Task instructions: Copy out each line below that has the word "this" in it.

Available data:
## Start

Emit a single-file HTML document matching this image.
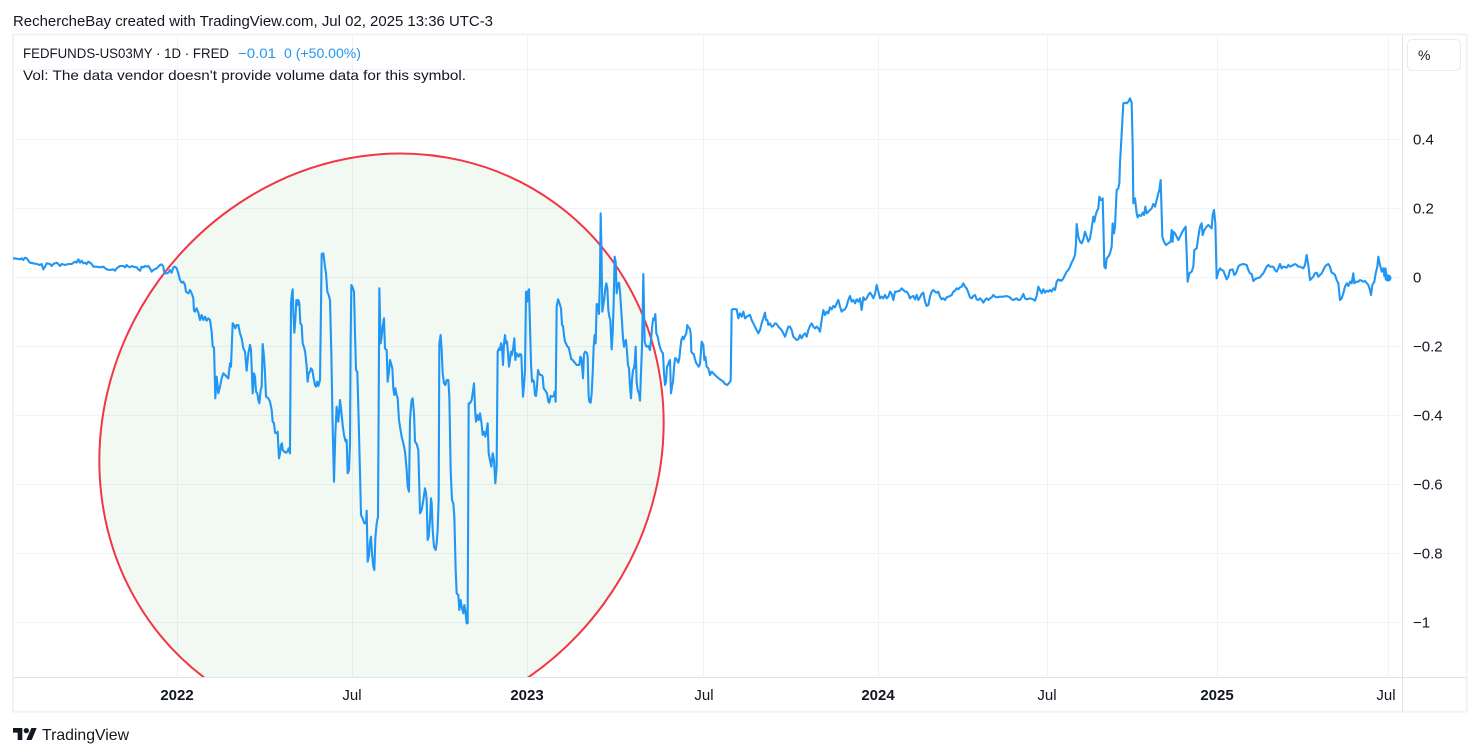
<!DOCTYPE html>
<html>
<head>
<meta charset="utf-8">
<style>
  html,body{margin:0;padding:0;background:#ffffff;width:1480px;height:756px;overflow:hidden;}
  svg{display:block;position:absolute;left:0;top:0;}
  text{font-family:"Liberation Sans",sans-serif;fill:#131722;}
</style>
</head>
<body>
<svg width="1480" height="756" viewBox="0 0 1480 756" xmlns="http://www.w3.org/2000/svg">
  <defs>
    <clipPath id="pane"><rect x="13" y="35" width="1389.5" height="642"/></clipPath>
  </defs>
  <rect x="0" y="0" width="1480" height="756" fill="#ffffff"/>

  <!-- header -->
  <text x="13" y="26" font-size="15" textLength="480" lengthAdjust="spacingAndGlyphs">RechercheBay created with TradingView.com, Jul 02, 2025 13:36 UTC-3</text>

  <!-- frame -->
  <rect x="13" y="34.3" width="1453.7" height="677.4" fill="none" stroke="#f0f2f5" stroke-width="2"/>

  <!-- grid -->
  <g stroke="#f0f3fa" stroke-width="1">
    <line x1="13" y1="69.5" x2="1402" y2="69.5"/>
    <line x1="13" y1="139.5" x2="1402" y2="139.5"/>
    <line x1="13" y1="208.5" x2="1402" y2="208.5"/>
    <line x1="13" y1="277.5" x2="1402" y2="277.5"/>
    <line x1="13" y1="346.5" x2="1402" y2="346.5"/>
    <line x1="13" y1="415.5" x2="1402" y2="415.5"/>
    <line x1="13" y1="484.5" x2="1402" y2="484.5"/>
    <line x1="13" y1="553.5" x2="1402" y2="553.5"/>
    <line x1="13" y1="622.5" x2="1402" y2="622.5"/>
    <line x1="177.5" y1="35" x2="177.5" y2="677"/>
    <line x1="352.5" y1="35" x2="352.5" y2="677"/>
    <line x1="527.5" y1="35" x2="527.5" y2="677"/>
    <line x1="703.5" y1="35" x2="703.5" y2="677"/>
    <line x1="878.5" y1="35" x2="878.5" y2="677"/>
    <line x1="1047.5" y1="35" x2="1047.5" y2="677"/>
    <line x1="1217.5" y1="35" x2="1217.5" y2="677"/>
    <line x1="1388.5" y1="35" x2="1388.5" y2="677"/>
  </g>

  <!-- ellipse drawing -->
  <g clip-path="url(#pane)">
    <path d="M555.3 203.35 A295 275 -53.9 1 0 207.7 680.15 A295 275 -53.9 1 0 555.3 203.35 Z" fill="rgba(76,175,80,0.07)" stroke="#f23645" stroke-width="2"/>
  </g>

  <!-- series -->
  <g clip-path="url(#pane)" fill="none" stroke="#2196f3" stroke-width="6.3" stroke-linejoin="round" stroke-linecap="round">
    <polyline transform="translate(10,240) scale(0.33333)" points="9,55 20,56 30,58 35,55 40,60 45,53 50,55 55,62 60,68 70,70 80,72 90,75 95,72 100,88 105,80 110,70 120,72 125,78 130,72 140,68 145,72 150,78 155,72 165,75 175,72 185,72 195,65 200,68 205,58 210,68 215,62 220,70 225,68 230,72 235,65 240,68 245,72 250,80 260,80 270,82 280,80 290,88 300,90 310,88 315,92 320,85 330,78 340,78 345,82 350,75 355,80 360,82 365,78 370,80 380,82 385,88 390,92 395,80 400,82 405,78 410,80 415,78 420,85 425,95 430,90 440,85 450,75 455,73 460,80 463,100 470,100 475,98 480,90 485,98 490,82 495,80 500,85 505,100 510,120 515,128 520,125 525,135 528,155 535,160 540,150 545,160 550,175 552,212 555,215 560,205 565,218 570,240 575,225 580,240 585,230 590,242 595,235 600,240 605,275 608,320 612,322 616,475 620,410 625,460 630,440 635,415 640,400 645,405 650,410 655,415 660,370 663,380 668,250 672,255 676,265 680,255 685,255 690,280 695,295 700,325 705,335 710,392 715,340 720,315"/>
    <polyline transform="translate(250,240) scale(0.33333)" points="0,315 3,330 8,460 12,400 15,410 18,455 22,460 25,480 28,490 32,450 35,440 38,312 42,350 45,400 48,470 55,475 60,485 65,510 68,545 72,550 75,578 80,580 83,575 85,620 87,655 90,640 93,615 96,610 98,630 103,635 108,638 112,635 116,625 120,640 123,190 126,160 128,148 130,220 133,278 136,240 139,180 142,195 145,180 148,190 151,250 155,255 158,310 163,325 166,340 170,380 173,425 176,400 180,395 183,385 187,390 190,410 195,435 198,440 202,425 205,438 210,420 213,200 215,42 220,40 225,80 228,100 232,155 236,165 240,180 244,340 248,560 252,725 256,580 260,500 265,545 268,510 270,480 273,505 278,555 282,585 287,605 290,600 293,700 297,690 300,610 302,300 304,135 307,140 312,155 315,280 318,390 322,395 326,540 330,700 333,825 338,835 343,850 348,850 350,812 353,965 357,945 360,905 363,890 366,940 370,980 373,990 376,895 380,850 384,830 386,500 388,145 392,310 395,290 398,260 402,235 405,325 410,330 413,425 417,395 420,360 423,370 427,385 430,445 433,465 436,445 440,465 443,475 447,540 450,560 455,590 460,610 465,635 470,690 473,740 477,755 480,540 483,500 485,480 488,475 492,520 495,605 500,612 505,630 510,820 515,810 520,780 525,745 528,760 530,780 533,900 536,890 540,840 543,775 545,790 548,870 552,920 557,930 560,910 563,870 566,780 568,310 572,285 575,330 578,400 582,430 586,435 590,420 595,420 598,470 602,690 606,780 610,790 613,830 617,990 620,1060 625,1065 628,1110 632,1080 635,1100 640,1120 643,1095 646,1110 650,1150 653,1150 656,490 660,490 665,480 668,460 672,430 676,520 678,545 682,525 686,540 690,520 694,545 698,585 702,575 706,590 710,570 713,550 716,640 720,660"/>
    <polyline transform="translate(480,200) scale(0.33333)" points="30,780 34,800 38,760 42,780 46,850 50,800 53,455 57,445 60,450 63,430 66,440 69,495 72,430 75,405 78,430 81,425 84,460 87,500 90,480 93,455 96,465 100,440 103,415 106,480 110,460 113,465 116,470 120,462 124,465 127,545 129,590 132,555 135,510 138,275 141,305 144,275 147,268 150,380 153,490 156,545 159,540 162,545 165,585 168,588 171,560 174,510 177,520 181,525 185,525 188,530 191,565 195,570 198,575 201,580 205,605 208,608 212,588 217,590 221,588 224,575 227,605 230,320 234,298 237,305 240,315 243,325 246,375 249,378 252,405 255,425 258,430 262,440 266,442 270,460 274,478 278,480 282,485 286,490 290,495 294,495 298,495 301,470 304,475 306,495 309,535 312,462 316,455 320,458 323,470 326,590 328,605 332,608 335,580 338,520 341,440 344,405 347,430 350,312 354,315 357,342 360,230 362,40 364,130 367,335 370,315 373,295 376,265 379,250 382,265 385,330 388,350 391,360 395,448 398,400 401,310 404,170 407,185 410,280 413,255 417,248 420,275 423,320 426,365 429,415 432,440 435,425 438,420 441,455 444,495 447,505 450,560 453,595 456,540 459,510 462,505 464,490 467,440 470,548 473,570 477,580 480,602 483,520 486,440 488,340 490,222 492,330 494,425 497,435 500,440 505,438 510,450 513,420 517,375 520,355 523,360 526,342 529,400 533,410 537,430 541,445 545,455 549,460 552,520 555,555 558,545 561,500 564,495 567,485 570,480 573,580 576,560 579,545 582,505 585,475 588,475 591,480 595,488 598,475 601,445 604,420 608,410 611,418 615,408 619,400 622,375 625,382 629,385 632,400 634,455 637,460 641,462 645,478 649,490 653,495 656,500 660,492"/>
    <polyline transform="translate(640,220) scale(0.33333)" points="180,432 185,365 190,375 193,420 196,410 200,440 205,445 210,465 215,455 220,460 230,470 240,478 250,485 255,492 262,495 268,488 272,482 275,270 280,267 290,268 295,295 300,280 305,290 310,275 315,295 320,290 330,285 335,300 340,310 345,320 350,330 355,340 360,330 365,310 370,295 375,278 378,300 382,300 385,315 390,310 395,320 400,318 405,310 410,312 415,320 420,325 425,330 430,340 435,350 440,335 445,320 450,320 455,330 460,350 465,355 470,360 475,358 480,345 485,355 490,345 495,340 500,350 505,330 510,318 515,310 520,320 525,325 530,320 535,325 540,335 545,300 550,270 555,285 560,275 565,280 570,262 575,268 580,258 585,262 590,250 595,240 600,260 605,275 610,270 615,268 620,258 625,240 630,228 635,245 640,240 645,250 650,238 655,245 660,235 665,270 670,232 675,240 680,235 685,225 690,218 695,225 700,235 705,222 710,195 715,215 720,235 725,230 730,235 735,225 740,235 745,230 750,215 755,222 760,240 765,215 770,215 780,212 785,205 790,210 795,215 800,215 805,222 810,235 815,230 820,228 825,238 830,225 835,240 840,232 845,222 850,218 855,245 860,258 865,255 870,230 875,215 880,210 885,215 890,218 895,215 900,230 905,238 910,235 915,240 920,232 925,230 930,228 935,225 940,215 945,212 950,205 955,208 960,202 965,200 970,190 975,200 980,205 985,218 990,232 995,235 1000,228 1005,225 1010,238 1015,240 1020,235 1025,240 1030,248 1035,240 1040,235 1045,240 1050,235 1055,232 1060,225 1065,230 1070,232 1080,230 1090,230 1100,228 1110,232 1115,238 1120,240 1130,235 1135,240 1140,240 1145,232 1150,222 1155,235 1160,238 1170,235 1180,238 1185,242 1190,228 1195,200 1200,210 1205,220 1210,208 1215,218 1220,212 1225,215 1230,210 1235,215 1240,205 1245,210 1250,185 1255,178 1260,182"/>
    <polyline transform="translate(1040,80) scale(0.33333)" points="60,600 65,602 70,595 75,585 80,575 85,570 90,560 95,548 100,538 105,525 108,490 110,432 115,470 120,485 125,490 130,478 135,455 140,470 145,485 150,475 155,445 160,410 163,425 167,405 170,395 175,385 178,350 182,360 185,360 188,355 190,430 193,560 197,565 200,535 205,530 210,520 215,500 218,430 222,460 225,440 230,330 235,325 238,310 240,250 245,160 250,70 255,68 260,70 265,65 270,55 275,68 278,200 280,370 285,355 290,400 293,412 298,405 303,408 308,398 312,405 316,380 320,400 325,395 330,390 335,385 340,372 345,380 350,360 355,340 358,330 362,300 365,400 367,470 372,485 378,495 385,490 392,485 395,450 398,485 400,455 405,460 410,470 415,480 420,470 425,460 430,450 437,440 440,520 443,605 448,580 455,575 460,560 463,510 470,505 475,470 480,440 485,430 488,465 493,450 500,440 505,435 510,440 515,445 518,405 522,390 526,430 530,595 535,575 540,565 545,570 550,572 555,585 560,598 565,590 570,570 578,568 583,585 588,580 595,560 600,555 610,552 620,555 625,570 630,580 635,582 640,603 645,598 650,595 660,592 665,585 670,580 675,570 680,560 685,555 690,560 700,560 705,570 710,575 715,565 720,552 725,565 730,560 740,563 745,555 750,560 760,555 765,552 770,555 775,560 780,560 790,565 795,555 800,525 805,555 810,600 815,595 820,590 825,580 830,578 835,590 840,585 845,580 850,570 855,560 860,555 865,552 870,560 875,578 880,580 885,585 890,600 895,610 900,660 905,655 910,640 915,620 920,610 925,618 930,605 935,610 940,580 943,610 948,605 955,605 960,600 970,605 975,603 985,615 990,630 993,645 997,615 1003,605 1007,580 1012,560 1015,530 1020,555 1025,575 1030,565 1033,588 1036,565 1040,590 1045,595 1050,593"/>
  </g>
  <circle cx="1388" cy="278" r="3.5" fill="#2196f3"/>

  <!-- axes separators -->
  <line x1="1402.5" y1="35" x2="1402.5" y2="711" stroke="#e0e3eb" stroke-width="1"/>
  <line x1="14" y1="677.5" x2="1466" y2="677.5" stroke="#e0e3eb" stroke-width="1"/>

  <!-- legend -->
  <text x="23" y="58" font-size="14" textLength="206" lengthAdjust="spacingAndGlyphs">FEDFUNDS-US03MY · 1D · FRED</text>
  <text x="238" y="58" font-size="14" style="fill:#2196f3" textLength="38" lengthAdjust="spacingAndGlyphs">−0.01</text>
  <text x="284" y="58" font-size="14" style="fill:#2196f3" textLength="77" lengthAdjust="spacingAndGlyphs">0 (+50.00%)</text>
  <text x="23" y="80" font-size="14" textLength="443" lengthAdjust="spacingAndGlyphs">Vol: The data vendor doesn't provide volume data for this symbol.</text>

  <!-- % button -->
  <rect x="1407.5" y="39.5" width="53" height="31" rx="5" fill="#ffffff" stroke="#e9ebf0" stroke-width="1"/>
  <text x="1418" y="60" font-size="14">%</text>

  <!-- price labels -->
  <g font-size="15">
    <text x="1413" y="144.5">0.4</text>
    <text x="1413" y="213.5">0.2</text>
    <text x="1413" y="282.5">0</text>
    <text x="1413" y="351.5">−0.2</text>
    <text x="1413" y="420.5">−0.4</text>
    <text x="1413" y="489.5">−0.6</text>
    <text x="1413" y="558.5">−0.8</text>
    <text x="1413" y="627.5">−1</text>
  </g>

  <!-- time labels -->
  <g font-size="15" text-anchor="middle">
    <text x="177" y="700" font-weight="bold">2022</text>
    <text x="352" y="700">Jul</text>
    <text x="527" y="700" font-weight="bold">2023</text>
    <text x="704" y="700">Jul</text>
    <text x="878" y="700" font-weight="bold">2024</text>
    <text x="1047" y="700">Jul</text>
    <text x="1217" y="700" font-weight="bold">2025</text>
    <text x="1386" y="700">Jul</text>
  </g>

  <!-- TradingView logo -->
  <g transform="translate(13,725.3) scale(0.667)" fill="#131722">
    <path d="M14 22H7V11H0V4h14v18z"/>
    <circle cx="20" cy="8" r="4"/>
    <path d="M28 22h-8l7.5-18h8L28 22z"/>
  </g>
  <text x="42" y="740" font-size="16" textLength="87" lengthAdjust="spacingAndGlyphs">TradingView</text>
</svg>
</body>
</html>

## End

Complete answer:
Emit a single-file HTML document matching this image.
  <text x="23" y="80" font-size="14" textLength="443" lengthAdjust="spacingAndGlyphs">Vol: The data vendor doesn't provide volume data for this symbol.</text>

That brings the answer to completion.